Auf dem Flavor Wheel von Counter Culture Coffee wird das Gewicht des Kaffees in drei Stufen runtergebrochen. Das ist reduziert und reicht für die Analyse von Kaffees.

Das Gewicht x Das Mundgefühl

Wenn wir jetzt beide Konzepte miteinander vermischen, befähigt uns das zu einer präzisen, dennoch einfachen und verständlichen Beschreibung von Kaffees.

  • Wir können also einen leichten (Gewicht) Kaffee vor uns haben, der rund und seidig (Mundgefühl) ist.
  • Oder wir trinken einen schweren (Gewicht) Kaffee, der sirupig und cremig (Mundgefühl) ist.

Wir verbinden zwei unterschiedliche Kategorien, nehmen uns bekannte Worte und beschreiben einfach aber präzise, wie sich ein Kaffee anfühlen kann.
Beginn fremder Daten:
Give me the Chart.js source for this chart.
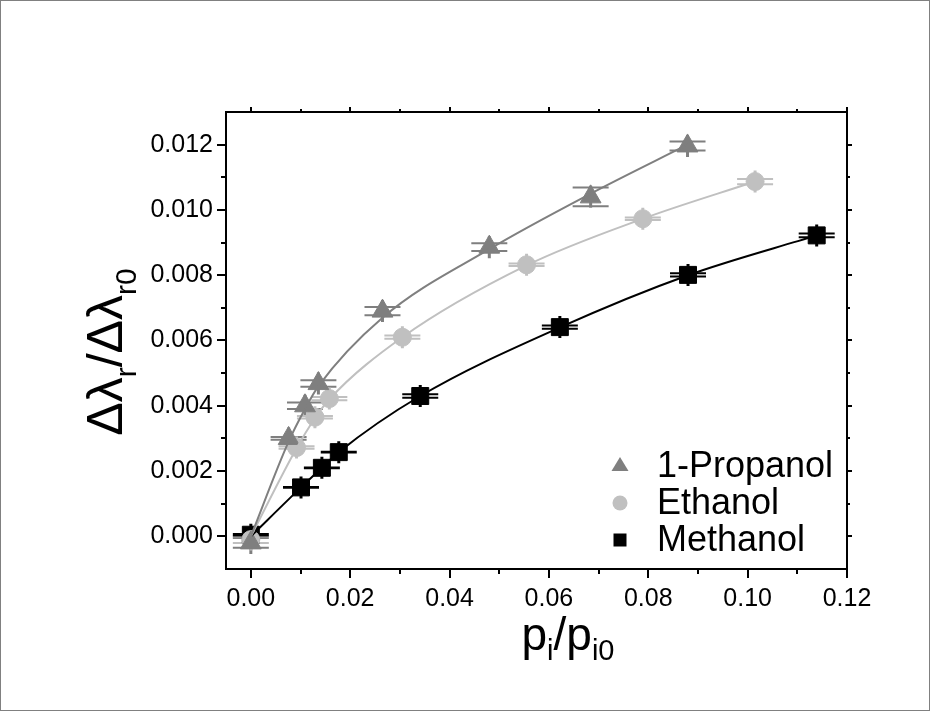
<!DOCTYPE html>
<html>
<head>
<meta charset="utf-8">
<script src="https://cdn.jsdelivr.net/npm/chart.js@4/dist/chart.umd.min.js"></script>
<style>
  html, body { margin: 0; padding: 0; background: #fff; }
  #wrap { width: 930px; height: 711px; }
</style>
</head>
<body>
<div id="wrap"><canvas id="chart" width="930" height="711"></canvas></div>
<script>
// series
const seriesNames = ["1-Propanol", "Ethanol", "Methanol"];

const propanolX = [0, 0.0076, 0.0109, 0.0136, 0.0265, 0.048, 0.0684, 0.0879];
const propanolY = [-0.0002, 0.0030, 0.0040, 0.00468, 0.0069, 0.00886, 0.0104, 0.01196];
const propanolErrY = [0.00015, 0.00004, 0.0001, 0.0001, 0.00013, 0.00012, 0.00029, 0.00014];
const propanolFitY = [0, 0.0029, 0.0039, 0.0046, 0.0067, 0.0088, 0.0105, 0.0120];

const ethanolX = [0, 0.0092, 0.0129, 0.0158, 0.0305, 0.0555, 0.0789, 0.1015];
const ethanolY = [-0.0001, 0.00272, 0.00365, 0.00422, 0.0061, 0.00832, 0.00973, 0.01087];
const ethanolErrY = [0.0001, 0.00004, 0.00004, 0.00005, 0.00005, 0.00004, 0.00004, 0.00008];
const ethanolFitY = [0, 0.0027, 0.00362, 0.0042, 0.0061, 0.0083, 0.00973, 0.01087];

const methanolX = [0, 0.0101, 0.0143, 0.0177, 0.0341, 0.0622, 0.0880, 0.1139];
const methanolY = [0.00005, 0.0015, 0.0021, 0.00258, 0.0043, 0.00641, 0.00801, 0.00922];
const methanolErrY = [0.00002, 0.00001, 0.00001, 0.00001, 0.00005, 0.00005, 0.00005, 0.00006];
const methanolFitY = [0, 0.0015, 0.0021, 0.00258, 0.0043, 0.0064, 0.0080, 0.00922];

const errX = [0.0001, 0.0001, 0.0001];

const xTicks = [0, 0.02, 0.04, 0.06, 0.08, 0.10, 0.12];
const xTickLabels = ["0.00", "0.02", "0.04", "0.06", "0.08", "0.10", "0.12"];
const xMinor = [0.01, 0.03, 0.05, 0.07, 0.09, 0.11];
const yTicks = [0, 0.002, 0.004, 0.006, 0.008, 0.010, 0.012];
const yTickLabels = ["0.000", "0.002", "0.004", "0.006", "0.008", "0.010", "0.012"];
const yMinor = [0.001, 0.003, 0.005, 0.007, 0.009, 0.011];

const FONT = "'Liberation Sans', Arial, sans-serif";
const colors = ["#7f7f7f", "#c0c0c0", "#000000"];
const styles = ["triangle", "circle", "rect"];
const radii = [12, 9, 12];

const pts = (xs, ys) => xs.map((x, i) => ({ x, y: ys[i] }));
const allX = [propanolX, ethanolX, methanolX];
const allY = [propanolY, ethanolY, methanolY];
const allErr = [propanolErrY, ethanolErrY, methanolErrY];
const allFit = [propanolFitY, ethanolFitY, methanolFitY];

const datasets = [];
for (let i = 0; i < 3; i++) {
    datasets.push({
        label: seriesNames[i] + " fit",
        data: pts(allX[i], allFit[i]),
        showLine: true,
        borderColor: colors[i],
        borderWidth: 2,
        pointRadius: 0,
        cubicInterpolationMode: "monotone",
        order: 0
    });
    datasets.push({
        label: seriesNames[i],
        data: pts(allX[i], allY[i]),
        showLine: false,
        pointStyle: styles[i],
        pointRadius: radii[i],
        backgroundColor: colors[i],
        borderColor: colors[i],
        borderWidth: 1,
        order: 1
    });
}

function drawRich(ctx, segs, x, y) {
    // segs drawn left to right, centered on x, baseline at y
    let total = 0;
    segs.forEach(s => { ctx.font = `${s.size}px ${FONT}`; s.w = ctx.measureText(s.t).width; total += s.w; });
    let cx = x - total / 2;
    segs.forEach(s => {
        ctx.font = `${s.size}px ${FONT}`;
        ctx.fillText(s.t, cx, y + (s.sub ? s.off : 0));
        cx += s.w;
    });
}

const frame = {
    id: "frame",
    beforeDatasetsDraw(chart) {
        const { ctx, scales: { x, y } } = chart;
        ctx.save();
        ctx.lineWidth = 2;
        for (let i = 0; i < 3; i++) {
            ctx.strokeStyle = colors[i];
            allX[i].forEach((xv, k) => {
                const yv = allY[i][k], ey = allErr[i][k], ex = errX[i];
                const px = x.getPixelForValue(xv), py = y.getPixelForValue(yv);
                const t = y.getPixelForValue(yv + ey), b = y.getPixelForValue(yv - ey);
                const l = x.getPixelForValue(xv - ex), r = x.getPixelForValue(xv + ex);
                ctx.beginPath();
                ctx.moveTo(px, t); ctx.lineTo(px, b);
                ctx.moveTo(px - 18, t); ctx.lineTo(px + 18, t);
                ctx.moveTo(px - 18, b); ctx.lineTo(px + 18, b);
                ctx.moveTo(l, py); ctx.lineTo(r, py);
                ctx.moveTo(l, py - 11); ctx.lineTo(l, py + 11);
                ctx.moveTo(r, py - 11); ctx.lineTo(r, py + 11);
                ctx.stroke();
            });
        }
        ctx.restore();
    },
    afterDraw(chart) {
        const { ctx, chartArea: a, scales: { x, y } } = chart;
        ctx.save();
        // outer picture border
        ctx.strokeStyle = "#808080";
        ctx.lineWidth = 1;
        ctx.strokeRect(0.5, 0.5, 929, 710);

        // plot box and ticks
        ctx.strokeStyle = "#000";
        ctx.lineWidth = 2;
        ctx.strokeRect(a.left, a.top, a.right - a.left, a.bottom - a.top);
        ctx.beginPath();
        const xt = (v, lo, hi) => { const p = Math.round(x.getPixelForValue(v)); ctx.moveTo(p, a.bottom); ctx.lineTo(p, a.bottom + lo); ctx.moveTo(p, a.top); ctx.lineTo(p, a.top - hi); };
        const yt = (v, lo, hi) => { const p = Math.round(y.getPixelForValue(v)); ctx.moveTo(a.left, p); ctx.lineTo(a.left - lo, p); ctx.moveTo(a.right, p); ctx.lineTo(a.right + hi, p); };
        xTicks.forEach(v => xt(v, 9, 5));
        xMinor.forEach(v => xt(v, 5, 3));
        yTicks.forEach(v => yt(v, 9, 5));
        yMinor.forEach(v => yt(v, 5, 3));
        ctx.stroke();

        // axis titles
        ctx.fillStyle = "#000";
        ctx.textBaseline = "alphabetic";
        ctx.textAlign = "left";
        drawRich(ctx, [
            { t: "p", size: 46 }, { t: "i", size: 29, sub: true, off: 10 },
            { t: "/", size: 46 }, { t: "p", size: 46 }, { t: "i0", size: 29, sub: true, off: 10 }
        ], 568, 650);

        ctx.save();
        ctx.translate(122, 352);
        ctx.rotate(-Math.PI / 2);
        drawRich(ctx, [
            { t: "Δλ", size: 50 }, { t: "r", size: 30, sub: true, off: 14 },
            { t: "/", size: 50 }, { t: "Δλ", size: 50 }, { t: "r0", size: 30, sub: true, off: 14 }
        ], 0, 0);
        ctx.restore();

        // legend
        const rows = [466, 503, 540];
        const mx = 620;
        seriesNames.forEach((name, i) => {
            const cy = rows[i];
            ctx.fillStyle = colors[i];
            ctx.beginPath();
            if (styles[i] == "triangle") {
                ctx.moveTo(mx, cy - 9); ctx.lineTo(mx + 8.5, cy + 5); ctx.lineTo(mx - 8.5, cy + 5); ctx.closePath();
            } else if (styles[i] == "circle") {
                ctx.arc(mx, cy, 7.5, 0, Math.PI * 2);
            } else {
                ctx.rect(mx - 6.5, cy - 6.5, 13, 13);
            }
            ctx.fill();
            ctx.fillStyle = "#000";
            ctx.font = `36px ${FONT}`;
            ctx.textBaseline = "middle";
            ctx.fillText(name, 657, cy + 1);
        });
        ctx.restore();
    }
};

new Chart(document.getElementById("chart"), {
    type: "scatter",
    data: { datasets },
    plugins: [frame],
    options: {
        responsive: false,
        animation: false,
        devicePixelRatio: 1,
        layout: { padding: { left: 0, right: 83, top: 112, bottom: 0 } },
        plugins: { legend: { display: false }, tooltip: { enabled: false } },
        scales: {
            x: {
                type: "linear",
                min: -0.005,
                max: 0.12,
                afterBuildTicks: s => { s.ticks = xTicks.map(v => ({ value: v })); },
                afterFit: s => { s.height = 142; },
                ticks: {
                    autoSkip: false,
                    maxRotation: 0,
                    padding: 6,
                    color: "#000",
                    font: { size: 25, family: FONT },
                    callback: (v, i) => xTickLabels[i]
                },
                grid: { color: "rgba(0,0,0,0)", drawOnChartArea: false, tickLength: 9 },
                border: { display: false }
            },
            y: {
                type: "linear",
                min: -0.001,
                max: 0.013,
                afterBuildTicks: s => { s.ticks = yTicks.map(v => ({ value: v })); },
                afterFit: s => { s.width = 226; },
                ticks: {
                    autoSkip: false,
                    padding: 4,
                    color: "#000",
                    font: { size: 25, family: FONT },
                    callback: (v, i) => yTickLabels[i]
                },
                grid: { color: "rgba(0,0,0,0)", drawOnChartArea: false, tickLength: 9 },
                border: { display: false }
            }
        }
    }
});
</script>
</body>
</html>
Was nun genau leicht, mittel und schwer ist, und was eine seidige Textur von einer samtigen unterscheidet, braucht Übung - und diese bekommt ihr vor allem im Austausch mit anderen, die den gleichen Kaffee trinken und evaluieren.

Warum ist das Mundgefühl ein Qualitäts-Indikator?

Das Mundgefühl bei gutem Kaffee unterscheidet sich stark von mittelmäßigem, und noch stärker von Kaffee tieferer Qualität. Dafür sind mehrere Faktoren mitverantwortlich, hauptsächlich aber einer: die Reife und die Uniformität der Kaffeekirschen. Reifere Kaffeekirschen deuten durch ihre Farbe an, dass der Samen (die spätere Kaffeebohne) fertig ausgereift ist, die notwendigen Nährstoffe bekommen hat und bereit für die Ernte ist. Die Farbe der Kirsche ist vergleichbar mit einem Ampelsystem - nur, dass hier die rote Farbe äusserst positiv ist.

kirschen

Samen von reiferen Kirschen sind weicher in der Textur, weil sie ausgereift sind. Samen von unreifen Kirschen sind harscher, weil ihnen die nötige Süsse fehlt.

Die Art der Röstung kann diese Ausgangslage positiv nutzen, oder aber zu Nichte machen. Kürzere Röstungen behalten die schon vorhandene Textur bei, und kann mit einer gestreckten Maillard-Phase sogar noch etwas betont werden. Hingegen reduzieren längere Röstungen, die dann oft einen gebackenen Charakter aufweisen, die Textur immer mehr und höhlen sie förmlich aus. Das Mundgefühl beschreiben wir dann oft als leer und hohl - obwohl das Gewicht von der hohen Löslichkeit der Röstung noch schwer sein kann.

Philipp Schallberger
Philipp Schallberger
Philipp Schallberger ist Co-Geschäftsführer der Kaffeemacher. Er leitet die Rösterei und ist verantwortlich für den Rohkaffee-Einkauf und die Projekte im Kaffee-Ursprung. Er ist Q-Arabica Grader und jurierte während mehrere Jahren Barista-Weltmeisterschaften. Die Erfahrung aus Stiftungsarbeit für Kleinproduzenten und in der Forschung und Entwicklung einer grossen Rösterei gibt Philipp auch als Berater weiter. Er führt den Kaffeemacher Podcast Coffea, gründete den ersten Schweizer Bio-Haferdrink "Gutsch" mit und wenn er keinen Kaffee machen würde, dann wäre es wohl Wein.

2 Kommentare

Noé
Noé
Hallo, danke für den Artikel! Ich habe eine (etwas dumme) Frage zum Körper: Wenn man zur gleichen Menge Milch einen Kaffee mit weniger Körper trinkt, spürt man den Kaffee dann weniger raus? (Bzw. sollte man dann verhältnismässig mehr Kaffee dazugeben?)
Pascal Rutz
Pascal Rutz
Hey Noé, da liegst du richtig. Ein leichter Kaffee geht in einem Milchgetränk mehr unter als ein schwerer Kaffee. Entweder weniger Milch oder du magst es etwas leichter.